GOAL | Provide an exact copy of the data, excluding the images.

DATA SHOWN |
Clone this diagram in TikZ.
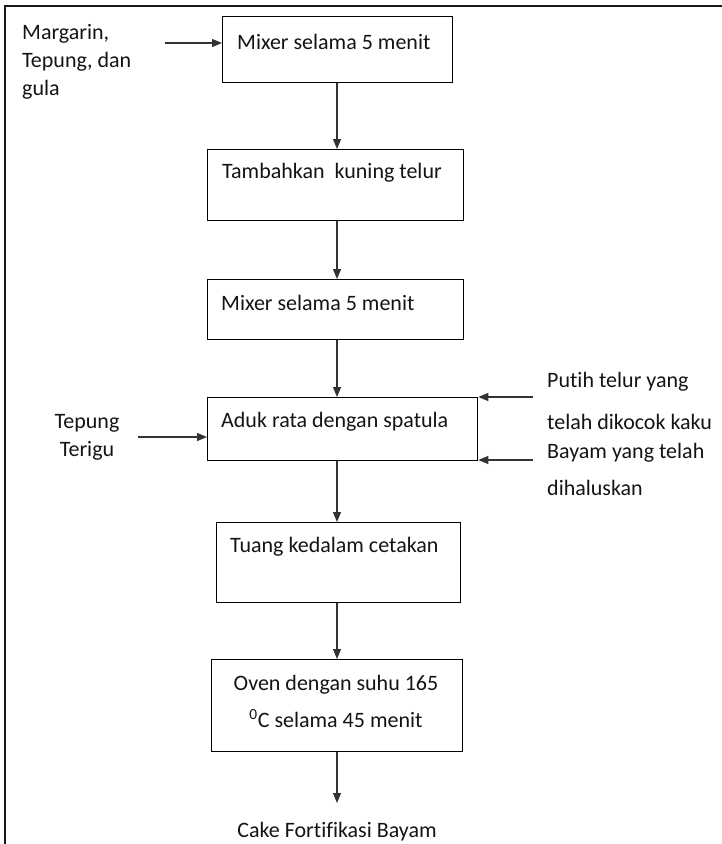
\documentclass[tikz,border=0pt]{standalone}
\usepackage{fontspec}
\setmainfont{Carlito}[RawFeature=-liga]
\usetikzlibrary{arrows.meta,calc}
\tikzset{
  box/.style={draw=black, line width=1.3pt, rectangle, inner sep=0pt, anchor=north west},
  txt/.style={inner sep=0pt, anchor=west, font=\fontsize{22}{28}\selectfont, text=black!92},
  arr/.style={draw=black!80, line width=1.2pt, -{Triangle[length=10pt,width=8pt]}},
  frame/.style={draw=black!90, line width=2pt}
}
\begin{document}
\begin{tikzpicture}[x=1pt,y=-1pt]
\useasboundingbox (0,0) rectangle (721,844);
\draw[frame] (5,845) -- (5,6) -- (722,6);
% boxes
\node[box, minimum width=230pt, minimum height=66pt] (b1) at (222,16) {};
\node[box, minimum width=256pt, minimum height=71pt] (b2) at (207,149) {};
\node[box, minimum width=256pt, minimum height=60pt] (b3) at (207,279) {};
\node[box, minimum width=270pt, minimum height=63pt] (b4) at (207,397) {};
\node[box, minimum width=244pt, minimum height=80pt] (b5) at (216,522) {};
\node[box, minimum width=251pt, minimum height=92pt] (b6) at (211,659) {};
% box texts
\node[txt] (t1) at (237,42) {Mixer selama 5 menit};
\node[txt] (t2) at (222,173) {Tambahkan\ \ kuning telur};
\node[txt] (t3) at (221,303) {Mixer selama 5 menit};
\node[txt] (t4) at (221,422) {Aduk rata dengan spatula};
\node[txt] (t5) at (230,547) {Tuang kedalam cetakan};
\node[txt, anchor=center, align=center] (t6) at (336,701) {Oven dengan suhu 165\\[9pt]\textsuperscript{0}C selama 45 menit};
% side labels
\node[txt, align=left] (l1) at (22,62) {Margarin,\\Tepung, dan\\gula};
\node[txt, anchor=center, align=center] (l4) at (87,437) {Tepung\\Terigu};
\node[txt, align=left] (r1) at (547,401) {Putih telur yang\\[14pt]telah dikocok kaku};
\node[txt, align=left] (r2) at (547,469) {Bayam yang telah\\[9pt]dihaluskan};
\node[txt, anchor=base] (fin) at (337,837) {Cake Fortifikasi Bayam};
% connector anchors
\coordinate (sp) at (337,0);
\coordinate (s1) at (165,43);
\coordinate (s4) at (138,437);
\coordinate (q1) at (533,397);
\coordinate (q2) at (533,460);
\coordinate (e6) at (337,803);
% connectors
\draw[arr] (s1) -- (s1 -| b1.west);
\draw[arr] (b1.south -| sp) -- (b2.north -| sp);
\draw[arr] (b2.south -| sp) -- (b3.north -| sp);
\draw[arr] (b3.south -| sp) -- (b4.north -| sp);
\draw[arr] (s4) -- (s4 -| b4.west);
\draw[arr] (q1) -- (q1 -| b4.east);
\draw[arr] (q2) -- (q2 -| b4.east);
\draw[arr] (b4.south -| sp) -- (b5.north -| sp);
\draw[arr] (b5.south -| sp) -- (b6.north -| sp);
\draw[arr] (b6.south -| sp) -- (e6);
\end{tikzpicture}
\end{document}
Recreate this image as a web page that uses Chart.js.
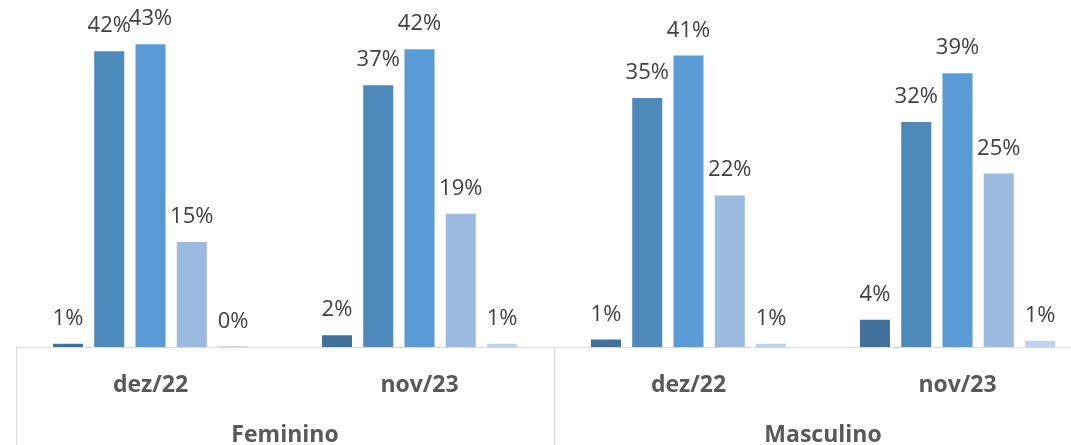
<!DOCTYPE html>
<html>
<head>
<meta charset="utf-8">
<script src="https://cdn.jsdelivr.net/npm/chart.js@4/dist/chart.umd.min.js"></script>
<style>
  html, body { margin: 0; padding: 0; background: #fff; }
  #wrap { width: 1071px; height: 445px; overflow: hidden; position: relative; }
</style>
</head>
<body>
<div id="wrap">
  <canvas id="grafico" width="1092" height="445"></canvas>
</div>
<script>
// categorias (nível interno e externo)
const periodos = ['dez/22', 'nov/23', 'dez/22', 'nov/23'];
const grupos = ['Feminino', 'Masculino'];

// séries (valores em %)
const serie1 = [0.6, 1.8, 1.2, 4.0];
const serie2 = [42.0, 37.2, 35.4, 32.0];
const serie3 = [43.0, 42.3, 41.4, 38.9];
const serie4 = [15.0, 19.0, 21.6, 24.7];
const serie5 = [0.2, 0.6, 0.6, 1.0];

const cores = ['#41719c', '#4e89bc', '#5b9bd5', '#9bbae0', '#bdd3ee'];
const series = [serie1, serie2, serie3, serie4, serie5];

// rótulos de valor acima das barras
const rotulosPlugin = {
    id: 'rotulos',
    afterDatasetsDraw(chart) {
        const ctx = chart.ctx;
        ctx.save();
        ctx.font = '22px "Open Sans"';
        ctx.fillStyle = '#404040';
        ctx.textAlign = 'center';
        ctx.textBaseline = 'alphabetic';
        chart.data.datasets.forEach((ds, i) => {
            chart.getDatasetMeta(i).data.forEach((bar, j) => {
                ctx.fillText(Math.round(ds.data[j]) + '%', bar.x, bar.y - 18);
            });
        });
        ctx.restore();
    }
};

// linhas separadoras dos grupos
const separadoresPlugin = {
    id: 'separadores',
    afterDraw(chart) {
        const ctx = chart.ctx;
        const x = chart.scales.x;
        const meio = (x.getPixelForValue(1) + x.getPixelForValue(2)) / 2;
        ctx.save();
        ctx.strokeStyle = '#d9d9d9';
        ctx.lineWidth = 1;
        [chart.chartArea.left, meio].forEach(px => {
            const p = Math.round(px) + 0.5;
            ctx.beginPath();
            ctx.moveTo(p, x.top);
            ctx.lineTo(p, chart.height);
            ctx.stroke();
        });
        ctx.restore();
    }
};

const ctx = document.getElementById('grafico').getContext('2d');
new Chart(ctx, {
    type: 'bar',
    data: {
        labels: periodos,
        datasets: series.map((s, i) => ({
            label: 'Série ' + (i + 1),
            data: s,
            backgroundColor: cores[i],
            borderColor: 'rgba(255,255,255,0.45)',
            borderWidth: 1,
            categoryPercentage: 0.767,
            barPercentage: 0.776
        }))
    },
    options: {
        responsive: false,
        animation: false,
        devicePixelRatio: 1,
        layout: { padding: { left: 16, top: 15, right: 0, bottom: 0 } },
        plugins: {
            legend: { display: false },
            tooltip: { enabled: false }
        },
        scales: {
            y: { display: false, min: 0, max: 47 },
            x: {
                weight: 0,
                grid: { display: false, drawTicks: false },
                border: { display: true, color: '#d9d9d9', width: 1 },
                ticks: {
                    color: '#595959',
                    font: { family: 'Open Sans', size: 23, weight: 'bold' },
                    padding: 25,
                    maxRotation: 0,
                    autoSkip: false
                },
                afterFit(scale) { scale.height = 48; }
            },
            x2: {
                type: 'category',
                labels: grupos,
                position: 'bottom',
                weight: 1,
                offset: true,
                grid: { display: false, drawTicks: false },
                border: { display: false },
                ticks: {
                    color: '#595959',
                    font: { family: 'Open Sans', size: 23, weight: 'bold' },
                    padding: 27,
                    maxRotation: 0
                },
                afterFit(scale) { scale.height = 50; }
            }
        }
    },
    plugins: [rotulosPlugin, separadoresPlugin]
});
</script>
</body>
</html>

SOLUTION |
Clone this diagram in TikZ.
\documentclass[tikz,border=0pt]{standalone}
\usepackage{fontspec}
\setmainfont{Carlito}[RawFeature=-liga]
\usetikzlibrary{arrows.meta,calc}
\tikzset{
  box/.style={draw=black, line width=1.3pt, rectangle, inner sep=0pt, anchor=north west},
  txt/.style={inner sep=0pt, anchor=west, font=\fontsize{22}{28}\selectfont, text=black!92},
  arr/.style={draw=black!80, line width=1.2pt, -{Triangle[length=10pt,width=8pt]}},
  frame/.style={draw=black!90, line width=2pt}
}
\begin{document}
\begin{tikzpicture}[x=1pt,y=-1pt]
\useasboundingbox (0,0) rectangle (721,844);
\draw[frame] (5,845) -- (5,6) -- (722,6);
% boxes
\node[box, minimum width=230pt, minimum height=66pt] (b1) at (222,16) {};
\node[box, minimum width=256pt, minimum height=71pt] (b2) at (207,149) {};
\node[box, minimum width=256pt, minimum height=60pt] (b3) at (207,279) {};
\node[box, minimum width=270pt, minimum height=63pt] (b4) at (207,397) {};
\node[box, minimum width=244pt, minimum height=80pt] (b5) at (216,522) {};
\node[box, minimum width=251pt, minimum height=92pt] (b6) at (211,659) {};
% box texts
\node[txt] (t1) at (237,42) {Mixer selama 5 menit};
\node[txt] (t2) at (222,173) {Tambahkan\ \ kuning telur};
\node[txt] (t3) at (221,303) {Mixer selama 5 menit};
\node[txt] (t4) at (221,422) {Aduk rata dengan spatula};
\node[txt] (t5) at (230,547) {Tuang kedalam cetakan};
\node[txt, anchor=center, align=center] (t6) at (336,701) {Oven dengan suhu 165\\[9pt]\textsuperscript{0}C selama 45 menit};
% side labels
\node[txt, align=left] (l1) at (22,62) {Margarin,\\Tepung, dan\\gula};
\node[txt, anchor=center, align=center] (l4) at (87,437) {Tepung\\Terigu};
\node[txt, align=left] (r1) at (547,401) {Putih telur yang\\[14pt]telah dikocok kaku};
\node[txt, align=left] (r2) at (547,469) {Bayam yang telah\\[9pt]dihaluskan};
\node[txt, anchor=base] (fin) at (337,837) {Cake Fortifikasi Bayam};
% connector anchors
\coordinate (sp) at (337,0);
\coordinate (s1) at (165,43);
\coordinate (s4) at (138,437);
\coordinate (q1) at (533,397);
\coordinate (q2) at (533,460);
\coordinate (e6) at (337,803);
% connectors
\draw[arr] (s1) -- (s1 -| b1.west);
\draw[arr] (b1.south -| sp) -- (b2.north -| sp);
\draw[arr] (b2.south -| sp) -- (b3.north -| sp);
\draw[arr] (b3.south -| sp) -- (b4.north -| sp);
\draw[arr] (s4) -- (s4 -| b4.west);
\draw[arr] (q1) -- (q1 -| b4.east);
\draw[arr] (q2) -- (q2 -| b4.east);
\draw[arr] (b4.south -| sp) -- (b5.north -| sp);
\draw[arr] (b5.south -| sp) -- (b6.north -| sp);
\draw[arr] (b6.south -| sp) -- (e6);
\end{tikzpicture}
\end{document}
Recreate this image as a web page that uses Chart.js.
<!DOCTYPE html>
<html>
<head>
<meta charset="utf-8">
<script src="https://cdn.jsdelivr.net/npm/chart.js@4/dist/chart.umd.min.js"></script>
<style>
  html, body { margin: 0; padding: 0; background: #fff; }
  #wrap { width: 1071px; height: 445px; overflow: hidden; position: relative; }
</style>
</head>
<body>
<div id="wrap">
  <canvas id="grafico" width="1092" height="445"></canvas>
</div>
<script>
// categorias (nível interno e externo)
const periodos = ['dez/22', 'nov/23', 'dez/22', 'nov/23'];
const grupos = ['Feminino', 'Masculino'];

// séries (valores em %)
const serie1 = [0.6, 1.8, 1.2, 4.0];
const serie2 = [42.0, 37.2, 35.4, 32.0];
const serie3 = [43.0, 42.3, 41.4, 38.9];
const serie4 = [15.0, 19.0, 21.6, 24.7];
const serie5 = [0.2, 0.6, 0.6, 1.0];

const cores = ['#41719c', '#4e89bc', '#5b9bd5', '#9bbae0', '#bdd3ee'];
const series = [serie1, serie2, serie3, serie4, serie5];

// rótulos de valor acima das barras
const rotulosPlugin = {
    id: 'rotulos',
    afterDatasetsDraw(chart) {
        const ctx = chart.ctx;
        ctx.save();
        ctx.font = '22px "Open Sans"';
        ctx.fillStyle = '#404040';
        ctx.textAlign = 'center';
        ctx.textBaseline = 'alphabetic';
        chart.data.datasets.forEach((ds, i) => {
            chart.getDatasetMeta(i).data.forEach((bar, j) => {
                ctx.fillText(Math.round(ds.data[j]) + '%', bar.x, bar.y - 18);
            });
        });
        ctx.restore();
    }
};

// linhas separadoras dos grupos
const separadoresPlugin = {
    id: 'separadores',
    afterDraw(chart) {
        const ctx = chart.ctx;
        const x = chart.scales.x;
        const meio = (x.getPixelForValue(1) + x.getPixelForValue(2)) / 2;
        ctx.save();
        ctx.strokeStyle = '#d9d9d9';
        ctx.lineWidth = 1;
        [chart.chartArea.left, meio].forEach(px => {
            const p = Math.round(px) + 0.5;
            ctx.beginPath();
            ctx.moveTo(p, x.top);
            ctx.lineTo(p, chart.height);
            ctx.stroke();
        });
        ctx.restore();
    }
};

const ctx = document.getElementById('grafico').getContext('2d');
new Chart(ctx, {
    type: 'bar',
    data: {
        labels: periodos,
        datasets: series.map((s, i) => ({
            label: 'Série ' + (i + 1),
            data: s,
            backgroundColor: cores[i],
            borderColor: 'rgba(255,255,255,0.45)',
            borderWidth: 1,
            categoryPercentage: 0.767,
            barPercentage: 0.776
        }))
    },
    options: {
        responsive: false,
        animation: false,
        devicePixelRatio: 1,
        layout: { padding: { left: 16, top: 15, right: 0, bottom: 0 } },
        plugins: {
            legend: { display: false },
            tooltip: { enabled: false }
        },
        scales: {
            y: { display: false, min: 0, max: 47 },
            x: {
                weight: 0,
                grid: { display: false, drawTicks: false },
                border: { display: true, color: '#d9d9d9', width: 1 },
                ticks: {
                    color: '#595959',
                    font: { family: 'Open Sans', size: 23, weight: 'bold' },
                    padding: 25,
                    maxRotation: 0,
                    autoSkip: false
                },
                afterFit(scale) { scale.height = 48; }
            },
            x2: {
                type: 'category',
                labels: grupos,
                position: 'bottom',
                weight: 1,
                offset: true,
                grid: { display: false, drawTicks: false },
                border: { display: false },
                ticks: {
                    color: '#595959',
                    font: { family: 'Open Sans', size: 23, weight: 'bold' },
                    padding: 27,
                    maxRotation: 0
                },
                afterFit(scale) { scale.height = 50; }
            }
        }
    },
    plugins: [rotulosPlugin, separadoresPlugin]
});
</script>
</body>
</html>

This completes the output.